The printing was misregistered, engendering ghostly images
all over the case. Mr. Hamburger Slinger has a huge crowd in
the stands, yet three stools, no waiting.
The cover of my collector's case shows two driverless cars racing side by side just past the grandstand, the sky on fire.

The picture has always puzzled me because I wondered how much the artist knew about Hot Wheels®© when given the assignment.

Though the wheels are faithful to the distinctive five-spoke metallic mag design and the red line along the tread — the hallmark of the early cars — and the track surface is vaguely orange, the cars pictured didn't match the product.

"Here are pictures of the wheels," Mattel® told the artist. "We're still figuring out what the cars look like. Use your imagination."

Billboards, I guess, on a decal affixed to
one side of the cars' compartments,
set quaintly on lattice-work stands.
During my brief love affair with Hot Wheels©®™, I acquired every banked turn, loop, jump, starting gate, finishing gate, lap counter, Super Charger™® (battery operated) and Rod Runner©™(manually operated) perpetual motions devices to push the cars along the track. Set gingerly on wire springs, the Hot Wheels®™© cars were surprisingly fast. We either spent hours building tracks or, getting bored quickly, pushed them around on the kitchen floor.
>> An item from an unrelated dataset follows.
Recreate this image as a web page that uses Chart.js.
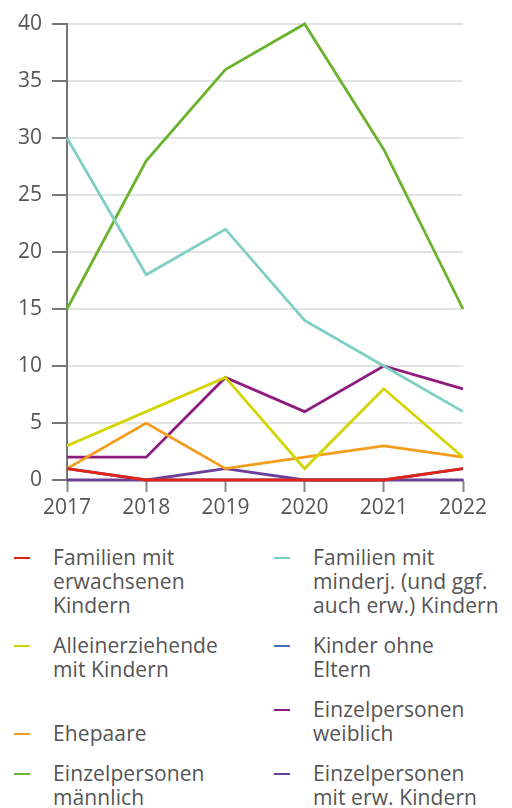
<!DOCTYPE html>
<html>
<head>
<meta charset="utf-8">
<script src="https://cdn.jsdelivr.net/npm/chart.js@4"></script>
<style>
  body { margin: 0; background: #fff; font-family: 'Open Sans', Lato, sans-serif; color: #555; }
  #wrap { position: relative; width: 512px; height: 530px; }
  #legend {
    display: grid; grid-template-columns: 260px 240px; row-gap: 16px;
    padding-left: 14px; margin-top: 15px; align-items: end;
    font-size: 21px; line-height: 24px; letter-spacing: 0.1px;
  }
  .item { display: flex; align-items: flex-start; white-space: nowrap; }
  .mark { width: 16px; height: 2px; margin-top: 12px; margin-right: 23px; flex: none; }
</style>
</head>
<body>
<div id="wrap"><canvas id="chart"></canvas></div>
<div id="legend"></div>
<script>
const years = ['2017', '2018', '2019', '2020', '2021', '2022'];

const famErw      = [1, 0, 0, 0, 0, 1];
const famMinderj  = [30, 18, 22, 14, 10, 6];
const alleinerz   = [3, 6, 9, 1, 8, 2];
const kinderOhne  = [1, 0, 0, 0, 0, 1];
const ehepaare    = [1, 5, 1, 2, 3, 2];
const einzelW     = [2, 2, 9, 6, 10, 8];
const einzelM     = [15, 28, 36, 40, 29, 15];
const einzelErwK  = [0, 0, 1, 0, 0, 0];

const yTicks = [0, 5, 10, 15, 20, 25, 30, 35, 40];

const series = [
  { label: ['Familien mit', 'erwachsenen', 'Kindern'], data: famErw, color: '#e2231a' },
  { label: ['Familien mit', 'minderj. (und ggf.', 'auch erw.) Kindern'], data: famMinderj, color: '#80cfc5' },
  { label: ['Alleinerziehende', 'mit Kindern'], data: alleinerz, color: '#d4d400' },
  { label: ['Kinder ohne', 'Eltern'], data: kinderOhne, color: '#4a6db3' },
  { label: ['Ehepaare'], data: ehepaare, color: '#f59c1a' },
  { label: ['Einzelpersonen', 'weiblich'], data: einzelW, color: '#8e1c7f' },
  { label: ['Einzelpersonen', 'männlich'], data: einzelM, color: '#6ab42d' },
  { label: ['Einzelpersonen', 'mit erw. Kindern'], data: einzelErwK, color: '#6b3e98' }
];

const tickFont = { family: 'Open Sans', size: 21 };

new Chart(document.getElementById('chart'), {
  type: 'line',
  data: {
    labels: years,
    datasets: series.map(s => ({
      label: s.label.join(' '),
      data: s.data,
      borderColor: s.color,
      backgroundColor: s.color,
      borderWidth: 2.8,
      pointRadius: 0,
      tension: 0,
      clip: 6
    }))
  },
  options: {
    responsive: true,
    maintainAspectRatio: false,
    animation: false,
    layout: { padding: { top: 24, right: 49, left: 0, bottom: 0 } },
    plugins: { legend: { display: false }, tooltip: { enabled: false } },
    scales: {
      x: {
        offset: false,
        grid: { drawOnChartArea: false, drawTicks: true, tickLength: 12, tickColor: '#888', tickWidth: 2 },
        border: { color: '#777', width: 2 },
        ticks: { color: '#555', font: tickFont, padding: 3, maxRotation: 0 },
        afterFit: scale => { scale.height = 50; }
      },
      y: {
        min: 0, max: 40,
        afterBuildTicks: scale => { scale.ticks = yTicks.map(v => ({ value: v })); },
        grid: { color: '#e3e3e3', lineWidth: 2, tickLength: 15, tickColor: '#777', tickWidth: 2 },
        border: { color: '#777', width: 2 },
        ticks: { color: '#555', font: tickFont, padding: 10 },
        afterFit: scale => { scale.width = 67; }
      }
    }
  }
});

// Legende in zwei Spalten
const legend = document.getElementById('legend');
legend.innerHTML = series.map(s =>
  `<div class="item"><span class="mark" style="background:${s.color}"></span><span>${s.label.join('<br>')}</span></div>`
).join('');
</script>
</body>
</html>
When the affair ended, my room looked like a city corporation yard, haystacks of track strewn about … raspberry-colored plastic biscuits to join the tracks, scattered by the hundreds … and myriad peripheral devices. All thrown away in one classic I'm-tired-of-asking-you-to-clean-this-room! parental swoop.

The crowd goes wild.
The collector's case alone remains, my memories held bound by the nifty metal snap.